Digital twin urbanism – The city… but in The Matrix.
Responsive environment – It lights up when someone walks past. Not creepy at all.
Autonomous mobility corridors – Just say “roads with robot cars.”
Metaverse-ready public realm – This actually appeared in a real brochure. Pray for us.
Developer speak in a tux
Architectural integrity – Often a last-ditch PR move after something’s been value-engineered to death.
Holistic placemaking solution – A roundabout with planters.
Premium grade amenity offering – The gym has towels.
Dwell-time maximisation – We want you to hang around (and spend money).
Curated tenant mix – No kebab shops, sorry.
The green-gloss glossary
Living architecture – Could mean a green roof… or that it leaks.
Low-impact development – Until you count the parking structure.
Bio-integrative – I’m sorry, what?
Eco-sensitive intervention – We cut down some trees very gently.
Net positive spaces – Sounds lovely. Measures nothing.

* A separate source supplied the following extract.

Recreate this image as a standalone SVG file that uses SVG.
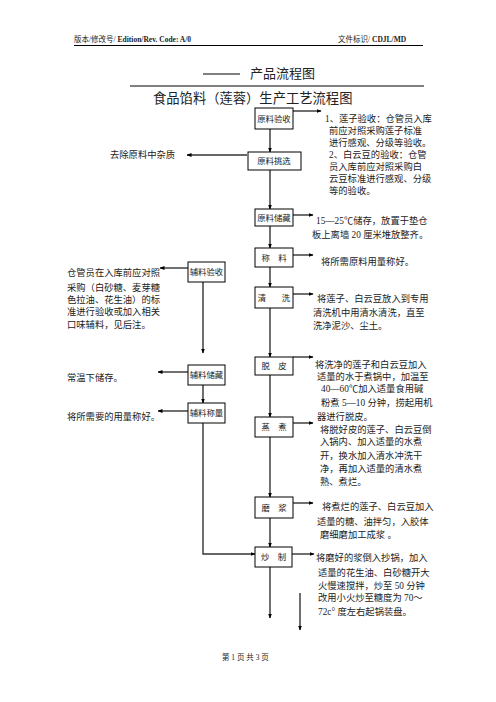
<svg xmlns="http://www.w3.org/2000/svg" width="496" height="702" viewBox="0 0 496 702">
<defs>
<marker id="ah" viewBox="0 0 10 10" refX="9" refY="5" markerWidth="5" markerHeight="5" orient="auto" markerUnits="userSpaceOnUse">
<path d="M0,1 L10,5 L0,9 z" fill="#000"/>
</marker>
<style>
text{font-family:"Liberation Serif","Noto Sans CJK SC",serif;fill:#222;}
.t{font-size:9.3px;}
.hd{font-size:7.5px;}
.bx{fill:#fff;stroke:#000;stroke-width:1;}
.bt{font-size:8.4px;text-anchor:middle;}
.ln{stroke:#333;stroke-width:1.4;fill:none;}
.ar{stroke:#333;stroke-width:1.4;fill:none;marker-end:url(#ah);}
</style>
</defs>
<rect width="496" height="702" fill="#fff"/>
<!-- header -->
<text class="hd" x="74" y="42">版本/修改号/ <tspan font-weight="bold">Edition/Rev. Code: A/0</tspan></text>
<text class="hd" x="338" y="42">文件标识/ <tspan font-weight="bold">CDJL/MD</tspan></text>
<line x1="74" y1="45.5" x2="423" y2="45.5" stroke="#000" stroke-width="1"/>
<line x1="203" y1="74" x2="240" y2="74" stroke="#000" stroke-width="1"/>
<text x="250" y="78" font-size="13">产品流程图</text>
<line x1="130" y1="86" x2="424" y2="86" stroke="#000" stroke-width="1"/>
<text x="153" y="103" font-size="13.3">食品馅料（莲蓉）生产工艺流程图</text>

<g id="connectors">
<line class="ar" x1="293" y1="111" x2="321" y2="111"/>
<line class="ar" x1="270" y1="129" x2="270" y2="152"/>
<line class="ar" x1="247" y1="155" x2="187" y2="155"/>
<line class="ar" x1="270" y1="170" x2="270" y2="209"/>
<line class="ar" x1="293" y1="215" x2="313" y2="215"/>
<line class="ar" x1="270" y1="226" x2="270" y2="248"/>
<line class="ar" x1="293" y1="255" x2="313" y2="255"/>
<line class="ar" x1="270" y1="267" x2="270" y2="287"/>
<line class="ar" x1="293" y1="294" x2="313" y2="294"/>
<line class="ar" x1="270" y1="308" x2="270" y2="357"/>
<line class="ar" x1="293" y1="357" x2="313" y2="357"/>
<line class="ar" x1="270" y1="375" x2="270" y2="417"/>
<line class="ar" x1="293" y1="423" x2="313" y2="423"/>
<line class="ar" x1="270" y1="437" x2="270" y2="497"/>
<line class="ar" x1="293" y1="503" x2="313" y2="503"/>
<line class="ar" x1="270" y1="518" x2="270" y2="547"/>
<line class="ar" x1="292" y1="554" x2="314" y2="554"/>
<line class="ar" x1="270" y1="567" x2="270" y2="618"/>
<line class="ar" x1="300" y1="593" x2="300" y2="630"/>
<line class="ar" x1="188" y1="268" x2="160" y2="268"/>
<line class="ar" x1="203" y1="282" x2="203" y2="353"/>
<line class="ar" x1="188" y1="372" x2="158" y2="372"/>
<line class="ar" x1="203" y1="385" x2="203" y2="403"/>
<line class="ar" x1="188" y1="411" x2="158" y2="411"/>
<polyline class="ar" points="203,423 203,554 255,554"/>
</g>

<g id="n1"><rect class="bx" x="255" y="108" width="38" height="21"/><text class="bt" x="274" y="122">原料验收</text></g>
<g id="n2"><rect class="bx" x="248" y="152" width="53" height="18"/><text class="bt" x="274" y="164">原料挑选</text></g>
<g id="n3"><rect class="bx" x="255" y="209" width="38" height="17"/><text class="bt" x="274" y="221">原料储藏</text></g>
<g id="n4"><rect class="bx" x="255" y="248" width="38" height="19"/><text class="bt" x="274" y="261" xml:space="preserve">称    料</text></g>
<g id="n5"><rect class="bx" x="255" y="287" width="38" height="21"/><text class="bt" x="262" y="301">清</text><text class="bt" x="286" y="301">洗</text></g>
<g id="n6"><rect class="bx" x="255" y="357" width="38" height="18"/><text class="bt" x="274" y="369" xml:space="preserve">脱    皮</text></g>
<g id="n7"><rect class="bx" x="255" y="417" width="38" height="20"/><text class="bt" x="274" y="430" xml:space="preserve">蒸    煮</text></g>
<g id="n8"><rect class="bx" x="255" y="497" width="38" height="21"/><text class="bt" x="274" y="511" xml:space="preserve">磨    浆</text></g>
<g id="n9"><rect class="bx" x="255" y="547" width="37" height="20"/><text class="bt" x="273.5" y="560" xml:space="preserve">炒    制</text></g>
<g id="a1"><rect class="bx" x="188" y="262" width="37" height="20"/><text class="bt" x="206.5" y="275">辅料验收</text></g>
<g id="a2"><rect class="bx" x="188" y="365" width="37" height="20"/><text class="bt" x="206.5" y="378">辅料储藏</text></g>
<g id="a3"><rect class="bx" x="188" y="403" width="37" height="20"/><text class="bt" x="206.5" y="416">辅料称量</text></g>

<g id="notes">
<text class="t" x="110" y="158">去除原料中杂质</text>
<text class="t" x="325" y="122">1、莲子验收：仓管员入库</text>
<text class="t" x="329" y="134">前应对照采购莲子标准</text>
<text class="t" x="329" y="146">进行感观、分级等验收。</text>
<text class="t" x="329" y="158">2、白云豆的验收：仓管</text>
<text class="t" x="329" y="170">员入库前应对照采购白</text>
<text class="t" x="329" y="182">云豆标准进行感观、分级</text>
<text class="t" x="329" y="194">等的验收。</text>
<text class="t" x="316" y="224">15—25℃储存，放置于垫仓</text>
<text class="t" x="312" y="238">板上离墙 20 厘米堆放整齐。</text>
<text class="t" x="321" y="265">将所需原料用量称好。</text>
<text class="t" x="317" y="302">将莲子、白云豆放入到专用</text>
<text class="t" x="313" y="316">清洗机中用清水清洗，直至</text>
<text class="t" x="313" y="329">洗净泥沙、尘土。</text>
<text class="t" x="315" y="368">将洗净的莲子和白云豆加入</text>
<text class="t" x="317" y="380">适量的水于煮锅中，加温至</text>
<text class="t" x="321" y="392">40—60℃加入适量食用碱</text>
<text class="t" x="321" y="406">粉煮 5—10 分钟，捞起用机</text>
<text class="t" x="317" y="420">器进行脱皮。</text>
<text class="t" x="320" y="433">将脱好皮的莲子、白云豆倒</text>
<text class="t" x="320" y="445">入锅内、加入适量的水煮</text>
<text class="t" x="320" y="459">开，换水加入清水冲洗干</text>
<text class="t" x="320" y="472">净，再加入适量的清水煮</text>
<text class="t" x="320" y="485">熟、煮烂。</text>
<text class="t" x="322" y="510">将煮烂的莲子、白云豆加入</text>
<text class="t" x="317" y="525">适量的糖、油拌匀，入胶体</text>
<text class="t" x="320" y="538">磨细磨加工成浆 。</text>
<text class="t" x="316" y="561">将磨好的浆倒入抄锅，加入</text>
<text class="t" x="318" y="576">适量的花生油、白砂糖开大</text>
<text class="t" x="318" y="589">火慢速搅拌，炒至 50 分钟</text>
<text class="t" x="318" y="601">改用小火炒至糖度为 70～</text>
<text class="t" x="318" y="615">72c° 度左右起锅装盘。</text>
<text class="t" x="67" y="276">仓管员在入库前应对照</text>
<text class="t" x="67" y="291">采购（白砂糖、麦芽糖</text>
<text class="t" x="67" y="303">色拉油、花生油）的标</text>
<text class="t" x="67" y="315">准进行验收或加入相关</text>
<text class="t" x="67" y="328">口味辅料，见后注。</text>
<text class="t" x="67" y="381">常温下储存。</text>
<text class="t" x="67" y="420">将所需要的用量称好。</text>
</g>
<text x="222" y="660" font-size="7.5">第 1 页 共 3 页</text>
</svg>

Bonus round: words that just sound fancy
Interstice – A poetic way to say “gap.”
Palimpsest – Cool in theory. Misused constantly.
Rhizomatic – For when someone’s read Deleuze and wants you to know it. (Would that be deleuzional?)
Liminal – Once meaningful, a really good word, that. Now the reheated croissant of design words: everywhere, overly flaky, and vaguely French.
Ephemeral – We mean temporary, but let’s make it sound wistful.
•••
So, now that you have managed to wade, waddle and push through the above, what should an architecture marketer do with words instead? Well, it’s actually not that difficult. When communicating about architecture, space, and cities, (or pretty much anything else for that matter) the antidote to buzzword inflation is specificity:
Who is this for? What does it actually do? Be specific.
How does it feel to be there, in body, and time? In different weather? Be evocative (not sentimental.)
What tensions does it resolve, or aim to create? (Be descriptive, but avoid adjectives.)
Yes, it is entirely possible to be poetic while telling it as it is.